Central / Grand Isle Basin Report
Posted Feb. 17, 2017
By Richard Fischer
LCBA Communications Manager
With the ability to head offshore or stay inshore, the Central / Grand Isle Basin affords fishermen a well-rounded fishery.
This region’s close proximity to the Continental Shelf as well as nutrients from the Mississippi River, creates tremendous offshore fishing opportunities from these ports.
Better yet, it’s location allows charter boats to reach non-pressured areas that still benefit from the Mississippi River’s nutrients.
Species like wahoo, mahi mahi, cobia and marlin are seasonal, but there’s an excellent year-round tuna fishery that southeast Louisiana is known for. Depending on the time of year due to government-imposed seasons, amberjack and red snapper are also fan favorites.
There’s always enough species options that customers can go home with a box of fish 12 months per year.
As for fishing inshore, this area is blessed with year-round opportunities also.
Louisiana’s liberal limits for redfish and trout make our state an attraction for tourists from around the country, as well as the world, and the marshes in this basin are right up there with any of them.

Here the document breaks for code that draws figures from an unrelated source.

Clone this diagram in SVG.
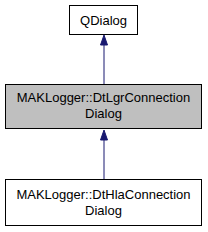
<svg xmlns="http://www.w3.org/2000/svg" width="208" height="232" viewBox="0 0 208 232">
<style>
.box{stroke:#000;stroke-width:1;fill:#fff}
.cur{fill:#bfbfbf}
text{font-family:"Liberation Sans",Arial,sans-serif;font-size:13px;fill:#000;text-anchor:middle}
.edge{stroke:#191970;stroke-width:1;fill:none}
.head{fill:#191970;stroke:#191970}
</style>
<rect width="208" height="232" fill="#fff"/>
<g id="connectors">
<path class="edge" d="M104,84 L104,45"/>
<polygon class="head" points="100.5,45 104,35 107.5,45"/>
<path class="edge" d="M104,179 L104,140"/>
<polygon class="head" points="100.5,140 104,130 107.5,140"/>
</g>
<g id="node-qdialog">
<rect class="box" x="69.5" y="5.5" width="68" height="29"/>
<text x="103.5" y="24.5">QDialog</text>
</g>
<g id="node-dtlgr">
<rect class="box cur" x="5.5" y="84.5" width="196" height="44"/>
<text x="103.5" y="102">MAKLogger::DtLgrConnection</text>
<text x="103.5" y="117.5">Dialog</text>
</g>
<g id="node-dthla">
<rect class="box" x="5.5" y="179.5" width="196" height="46"/>
<text x="103.5" y="199">MAKLogger::DtHlaConnection</text>
<text x="103.5" y="215">Dialog</text>
</g>
</svg>
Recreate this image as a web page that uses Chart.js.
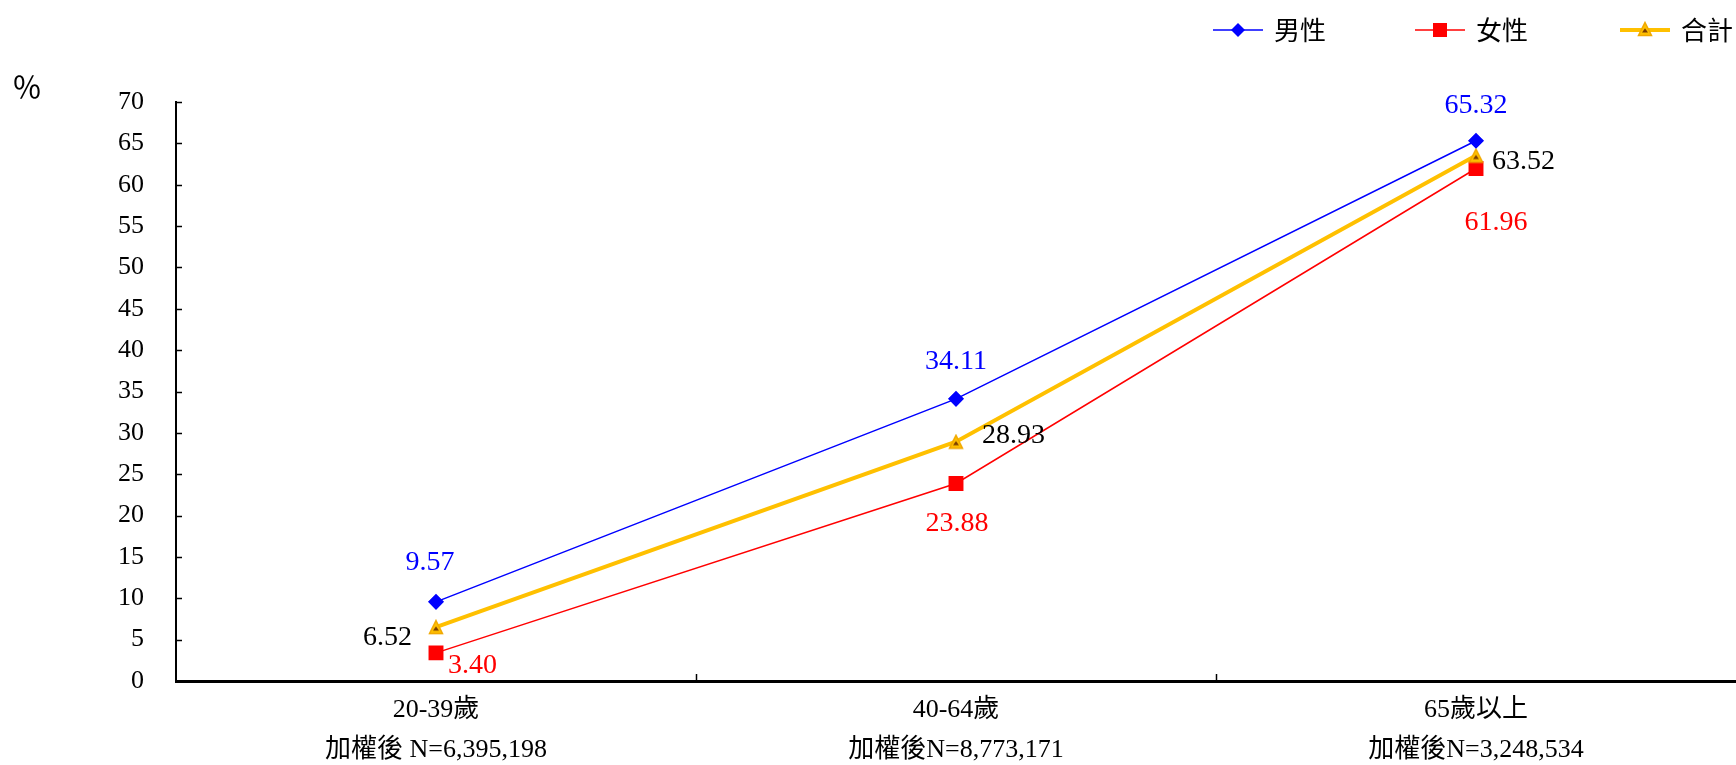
<!DOCTYPE html>
<html>
<head>
<meta charset="utf-8">
<script src="https://cdn.jsdelivr.net/npm/chart.js@4.4.1/dist/chart.umd.min.js"></script>
<style>
  html, body { margin: 0; padding: 0; background: #fff; overflow: hidden; }
  canvas { display: block; }
</style>
</head>
<body>
<canvas id="chart" width="1736" height="765"></canvas>
<script>
// data
const categories = [
    ['20-39歲', '加權後 N=6,395,198'],
    ['40-64歲', '加權後N=8,773,171'],
    ['65歲以上', '加權後N=3,248,534']
];
const seriesNames = ['男性', '女性', '合計'];
const maleValues = [9.57, 34.11, 65.32];
const femaleValues = [3.40, 23.88, 61.96];
const totalValues = [6.52, 28.93, 63.52];
const yMin = 0;
const yMax = 70;
const yStep = 5;
const unitLabel = '％';

const NUM_FONT = '"Liberation Serif", "Noto Sans CJK TC", serif';
const CJK_FONT = '"Liberation Serif", "Noto Sans CJK TC", serif';

// yellow triangle marker with the small brown triangle inside
function makeTriangle(size) {
    const c = document.createElement('canvas');
    c.width = size;
    c.height = size;
    const g = c.getContext('2d');
    const pad = 1.5;
    g.beginPath();
    g.moveTo(size / 2, pad);
    g.lineTo(size - pad, size - pad);
    g.lineTo(pad, size - pad);
    g.closePath();
    g.fillStyle = '#FFC000';
    g.fill();
    g.lineWidth = 1.5;
    g.strokeStyle = '#F0A800';
    g.stroke();
    g.beginPath();
    g.moveTo(size / 2, size * 0.45);
    g.lineTo(size / 2 + 3, size * 0.72);
    g.lineTo(size / 2 - 3, size * 0.72);
    g.closePath();
    g.fillStyle = '#7A3C00';
    g.fill();
    return c;
}
const triMarker = makeTriangle(16);

// label placement per point: [dx, dy, align]
const labelPlace = {
    0: [[-6, -39, 'center'], [0, -37, 'center'], [0, -35, 'center']],
    1: [[12, 13, 'left'], [1, 40, 'center'], [20, 54, 'center']],
    2: [[-24, 11, 'right'], [26, -6, 'left'], [16, 6, 'left']]
};
const labelColors = ['#0000FF', '#FF0000', '#000000'];

const dataLabels = {
    id: 'dataLabels',
    afterDatasetsDraw(chart) {
        const ctx = chart.ctx;
        ctx.save();
        ctx.font = '28px ' + NUM_FONT;
        ctx.textBaseline = 'middle';
        chart.data.datasets.forEach((ds, di) => {
            const meta = chart.getDatasetMeta(di);
            meta.data.forEach((pt, i) => {
                const p = labelPlace[di][i];
                ctx.fillStyle = labelColors[di];
                ctx.textAlign = p[2];
                ctx.fillText(ds.data[i].toFixed(2), pt.x + p[0], pt.y + p[1]);
            });
        });
        ctx.restore();
    }
};

// inward tick marks, unit label and the legend
const extras = {
    id: 'extras',
    afterDraw(chart) {
        const ctx = chart.ctx;
        const area = chart.chartArea;
        const ys = chart.scales.y;
        const xs = chart.scales.x;
        ctx.save();
        ctx.strokeStyle = '#000';
        ctx.lineWidth = 1.5;
        ys.ticks.forEach(t => {
            const y = Math.round(ys.getPixelForValue(t.value)) + 0.5;
            ctx.beginPath();
            ctx.moveTo(area.left, y);
            ctx.lineTo(area.left + 6, y);
            ctx.stroke();
        });
        for (let i = 0; i < categories.length - 1; i++) {
            const x = Math.round((xs.getPixelForValue(i) + xs.getPixelForValue(i + 1)) / 2) + 0.5;
            ctx.beginPath();
            ctx.moveTo(x, area.bottom);
            ctx.lineTo(x, area.bottom - 7);
            ctx.stroke();
        }

        ctx.fillStyle = '#000';
        ctx.font = '30px "Noto Sans CJK TC", sans-serif';
        ctx.textAlign = 'center';
        ctx.textBaseline = 'middle';
        ctx.fillText(unitLabel, 27, 87);

        // legend
        const legendX = [1213, 1415, 1620];
        const ly = 30;
        chart.data.datasets.forEach((ds, di) => {
            const x0 = legendX[di];
            ctx.strokeStyle = ds.borderColor;
            ctx.lineWidth = ds.borderWidth;
            ctx.beginPath();
            ctx.moveTo(x0, ly);
            ctx.lineTo(x0 + 50, ly);
            ctx.stroke();
            const cx = x0 + 25;
            if (di === 0) {
                ctx.fillStyle = ds.pointBackgroundColor;
                ctx.beginPath();
                ctx.moveTo(cx, ly - 7);
                ctx.lineTo(cx + 7, ly);
                ctx.lineTo(cx, ly + 7);
                ctx.lineTo(cx - 7, ly);
                ctx.closePath();
                ctx.fill();
            } else if (di === 1) {
                ctx.fillStyle = ds.pointBackgroundColor;
                ctx.fillRect(cx - 7, ly - 7, 14, 14);
            } else {
                ctx.drawImage(triMarker, cx - 8, ly - 9);
            }
            ctx.fillStyle = '#000';
            ctx.font = '26px "Noto Sans CJK TC", sans-serif';
            ctx.textAlign = 'left';
            ctx.fillText(seriesNames[di], x0 + 61, ly);
        });
        ctx.restore();
    }
};

new Chart(document.getElementById('chart'), {
    type: 'line',
    data: {
        labels: categories,
        datasets: [
            {
                label: seriesNames[0],
                data: maleValues,
                borderColor: '#0000FF',
                backgroundColor: '#0000FF',
                pointBackgroundColor: '#0000FF',
                pointBorderColor: '#0000FF',
                borderWidth: 1.5,
                pointStyle: 'rectRot',
                pointRadius: 7,
                order: 0
            },
            {
                label: seriesNames[1],
                data: femaleValues,
                borderColor: '#FF0000',
                backgroundColor: '#FF0000',
                pointBackgroundColor: '#FF0000',
                pointBorderColor: '#FF0000',
                borderWidth: 1.5,
                pointStyle: 'rect',
                pointRadius: 9.5,
                order: 2
            },
            {
                label: seriesNames[2],
                data: totalValues,
                borderColor: '#FFC000',
                backgroundColor: '#FFC000',
                borderWidth: 4,
                pointStyle: triMarker,
                pointRadius: 8,
                order: 1
            }
        ]
    },
    options: {
        responsive: false,
        animation: false,
        devicePixelRatio: 1,
        layout: {
            autoPadding: false,
            padding: { top: 102, right: 0, left: 0, bottom: 0 }
        },
        plugins: {
            legend: { display: false },
            tooltip: { enabled: false }
        },
        scales: {
            x: {
                offset: true,
                grid: { display: false, drawTicks: false },
                border: { display: true, color: '#000', width: 3 },
                ticks: {
                    color: '#000',
                    padding: 9,
                    maxRotation: 0,
                    font: { family: CJK_FONT, size: 26, lineHeight: 1.54 }
                },
                afterFit(scale) {
                    scale.height = 84;
                    scale.paddingLeft = 0;
                    scale.paddingRight = 0;
                }
            },
            y: {
                min: yMin,
                max: yMax,
                grid: { display: false, drawTicks: false },
                border: { display: true, color: '#000', width: 2 },
                ticks: {
                    stepSize: yStep,
                    color: '#000',
                    padding: 32,
                    font: { family: NUM_FONT, size: 26 }
                },
                afterFit(scale) { scale.width = 176; }
            }
        }
    },
    plugins: [dataLabels, extras]
});
</script>
</body>
</html>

Trout and redfish are a dime a dozen, and sheepshead, flounder and giant black drum can also help fill up the box.
Thanks to area member captain Ian McGowan for participating in the embedded video.
Click here for a full list of our captains in this region.
For tourists, here’s a brief breakdown of some of the attractions in this area:
Grand Isle and Fourchon are home to two of the rare beaches in Louisiana. Between the beaches, restaurants and camps for rent in this region, there are plenty of lodging options and plenty of things to do if your spouse or children would rather stay behind for the day relaxing in the sand.
Attractions on Grand Isle include a Butterfly Dome with native butterflies and plants as well as a Birding/Nature Trail with five bird-watching locations. Grand Isle State Park and Elmer’s Island Wildlife Refuge are also favorites among tourists.